I’m a Jew-by-choice. But my conversion to Judaism wasn’t voluntary. When I was about 4 or 5, my Catholic parents converted and took me and my siblings along with them.
I don’t have a great recollection of the process. I vaguely remember the mikveh, which just seemed like a trip to the pool. I remember standing in front of the congregation as our conversion was announced. But that’s about it.
But while I don’t really remember the conversion itself, my experiences growing up as a converted Jew were instructive. Indeed, considering every adult should be free to choose his or her own religious path, choosing to alter your child’s path requires additional consideration. Here are some things to consider before converting your children.

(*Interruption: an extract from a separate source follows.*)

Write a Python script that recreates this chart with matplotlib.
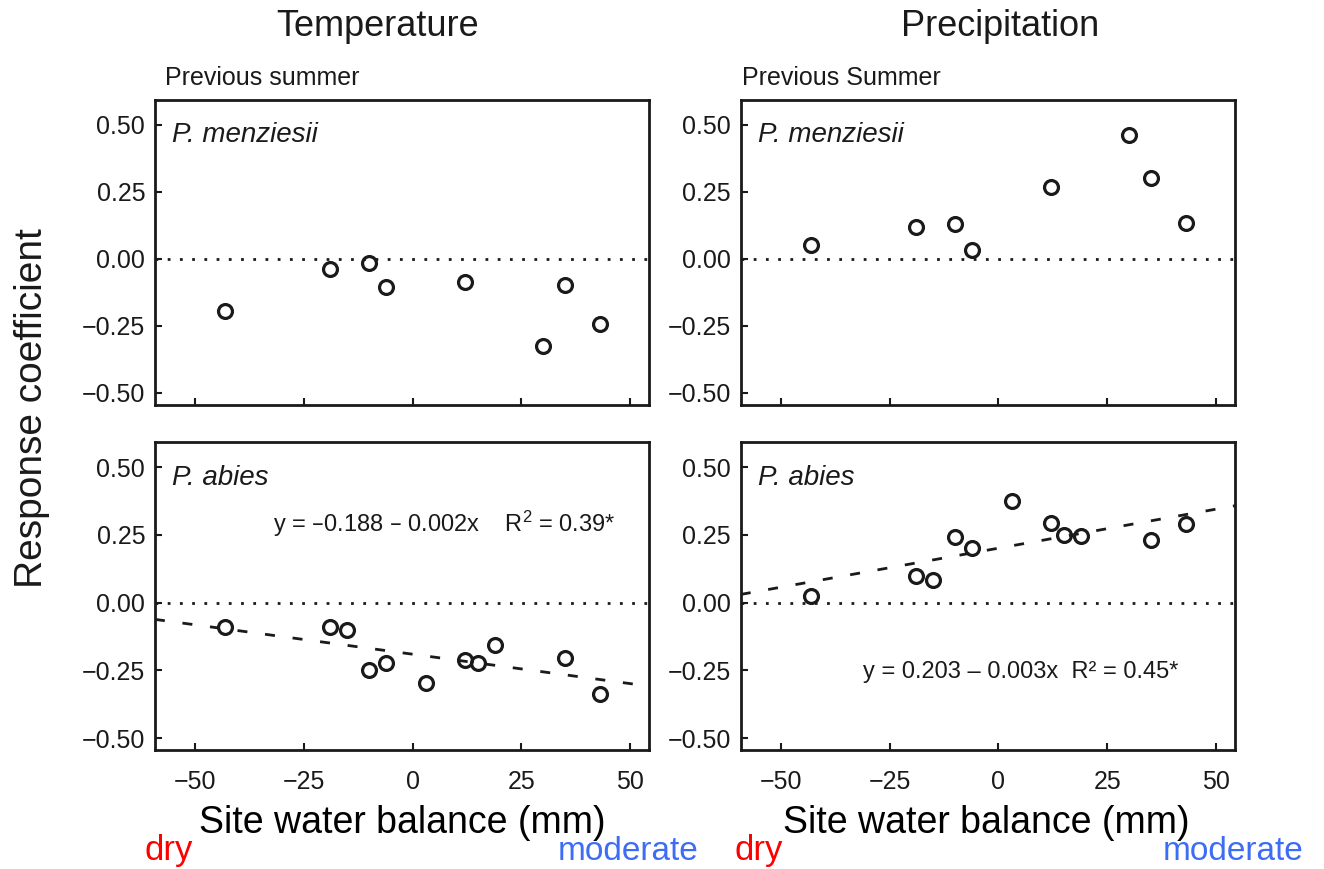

1. Do your children have their own religious identity? I don’t remember anything about my Catholic life. I was young enough at conversion that I hadn’t established any independent religious identity. But by the time I was in about sixth grade, I was firmly Jewish–deeply religious, probably more so than my parents. I couldn’t imagine being forced to change religions at that age. And I’d argue that parents shouldn’t choose conversion on behalf of kids who’ve developed their own religious identities–at least, not without their kids’ input, an open dialogue, and many discussions with the rabbi.
2. Your children may never fully fit in with their Jewish peers. One of Judaism’s great strengths is that many of its traditions are familial–passed down through generations and enhancing the Jewish experience beyond mere religious exercise. But your children won’t have that. They won’t understand the Yiddish references or the superstitions. They won’t be the great grandchildren of one of the congregation’s founding families. They won’t be a Cohen or Deutsch. They won’t have known their Jewish peers since birth. Instead, they’ll be outsiders. This can be overcome, but it requires you to be aware and vigilant in helping to guide your children through it.

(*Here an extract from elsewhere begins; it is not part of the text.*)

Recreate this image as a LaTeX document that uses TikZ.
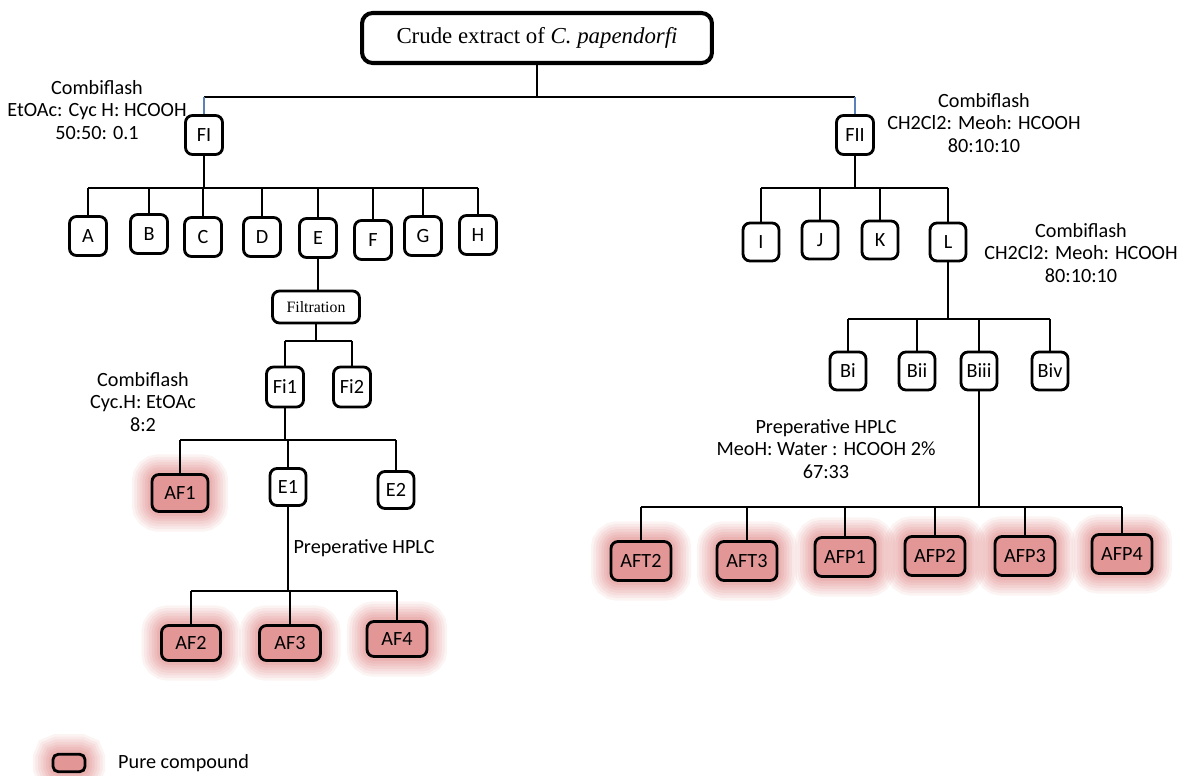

3. Moving from the majority to an extreme minority matters. I always chuckle whenever I hear some refer to the “war on Christianity” because, inevitably, it comes from a place of not understanding what it means to be in the minority. And if you’re converting your children from a Christian religion to Judaism, you must be prepared for the fact that they’re moving from the religious majority to an extreme minority. Jewish families have experienced being in the minority for generations and have developed ways to explain their religious differences to their children. But your family hasn’t done that. You’ll have to be prepared to explain differences as simple as why you no longer celebrate Christmas to your children. And, more difficultly, you’ll have to be prepared for those moments when your children are stereotyped, or even discriminated against, because they’re Jewish–without any of that generational familial wisdom to fall back on.

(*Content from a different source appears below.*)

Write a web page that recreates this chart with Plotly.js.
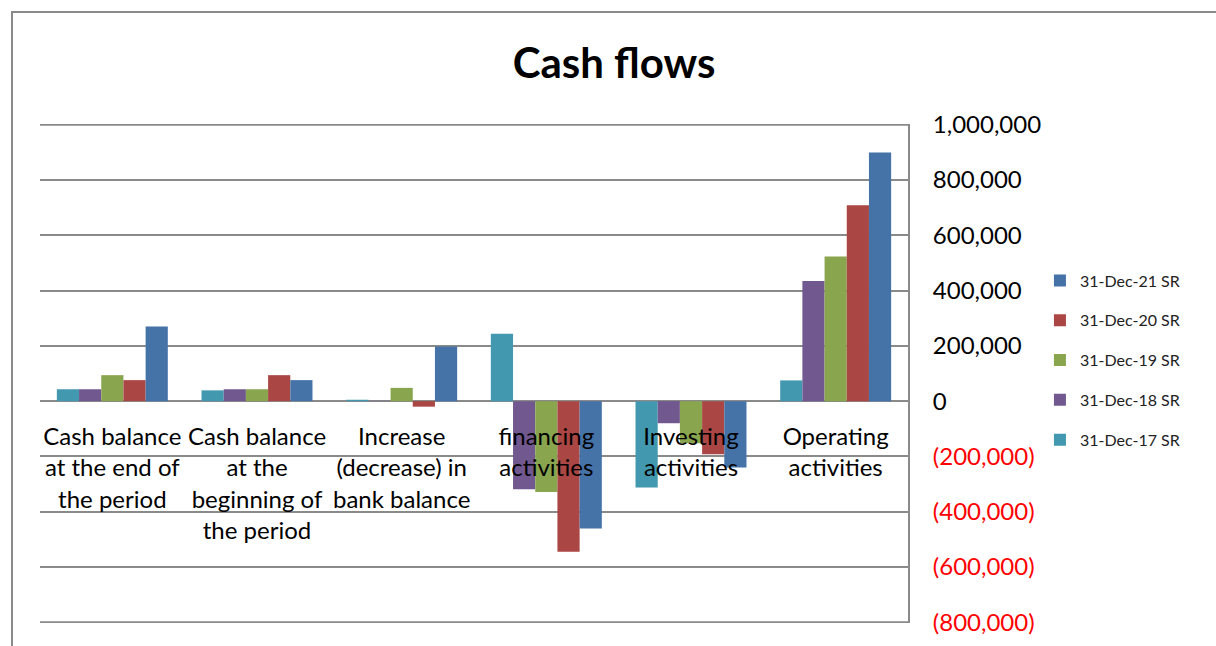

4. Some of your extended family may have issues. This can range from events that you’ll laugh about years later–like my grandmother attempting to baptize my younger sister (the first of us born Jewish) in the kitchen sink–to events that are downright scary for your children. Sometime during my childhood, my Christian godmother decided it was her mission to save my soul. It started innocently enough–Christian-themed holiday or birthday cards. But when I was about 12, it escalated. I would still get the cards, but they were filled with handwritten notes graphically detailing how my soul was going to burn in hell. I was terrified. And my parents just weren’t prepared to handle it. Beyond events, you also need to be prepared for some of the extended family just flat out rejecting your children (and your children will know that they’re being treated differently than their cousins).
This isn’t meant to scare you off from converting your children. They can overcome any of those obstacles. They’ll make friends in Sunday school class. They’ll learn Hebrew on their way to becoming a Bar or Bat Mitzvah. They may even be able to help you with your own Jewish transition because they’ll be immersed in Judaism without decades of other religious traditions weighing them down (although, being kids, they may also judge your own Jewishness at some point).
Indeed, I can’t imagine living any other life than the Jewish one that I was forced to adopt. It’s a life that has evolved over the years–including a decade-long absence when I rejected all religion–and one that I’ve embraced with my own young family. You just need to be aware, if you’re considering this life for your own children, that it won’t be without some struggle. And I’ve always wished someone would’ve understood that when my parents were trying to make their own conversion decisions.